A Positive Approach to Studying Diversity in Organizations
Executive Summary — Considering that the topic of workplace diversity often garners unhappy discussions of prejudice, isolation, and conflict, it's not surprising that many researchers avoid the topic altogether. Only 5 percent of articles published in management journals from 2000-2008 included race or gender in their keywords. In this paper, Harvard Business School professors Lakshmi Ramarajan and David Thomas propose a positive approach to studying diversity, with hopes that this will lead managers to feel more positive about adopting diversity policies in the workplace. Key concepts include:
- Most workplace policies governing issues of race, gender, and sexual orientation come out of traditional studies that focus on discrimination.
- Because these policies are borne of these traditional studies, they often yield negative consequences--such as a manager refraining from honest discourse for fear of a discrimination lawsuit.
- A positive approach to diversity research could lead to policies that feel more organically productive and less threatening to managers.

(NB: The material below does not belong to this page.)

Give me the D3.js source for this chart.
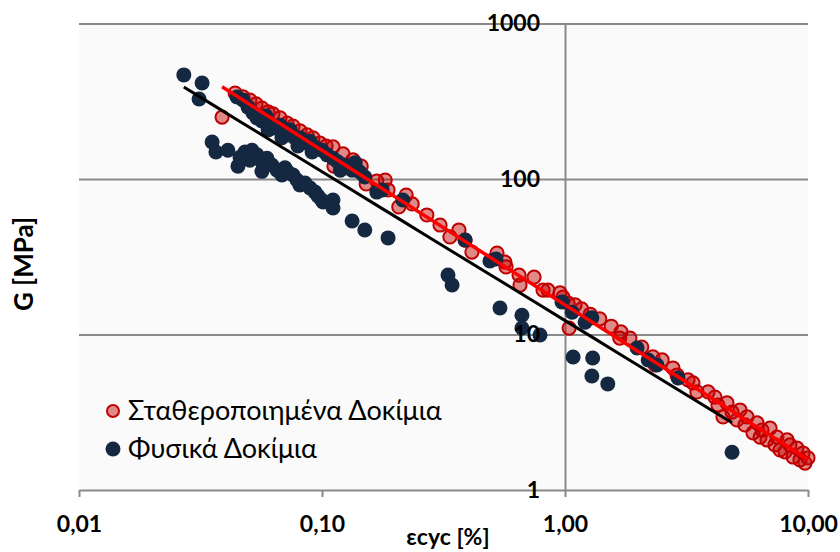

In this article, we distinguish between positive findings in diversity research and a positive approach to studying diversity. First, we review and integrate research on diversity from organizational behavior, social psychology, and sociology from 1998 to 2010 that has already documented positive findings in relation to diversity. We discuss this research using two broad categories: (1) What is positively affected by diversity (positive for what)? This category consists of research that has shown instances of intergroup equality, positive intergroup relations, and the high performance of diverse groups. (2) When is diversity positive (positive when)? This category describes organizational and individual-level conditions under which intergroup outcomes, relations, and group performance are positive. Second, we discuss a positive approach to studying diversity and describe some examples of organizational scholarship that have taken such an approach. We also discuss some of the limitations of taking a positive approach to diversity and propose some ways that diversity scholars interested in taking a positive approach can overcome these limitations. By illuminating both positive findings in diversity research and a positive approach to studying diversity, we hope to spark more research that examines the beneficial and empowering aspects of difference for individuals and groups in organizations.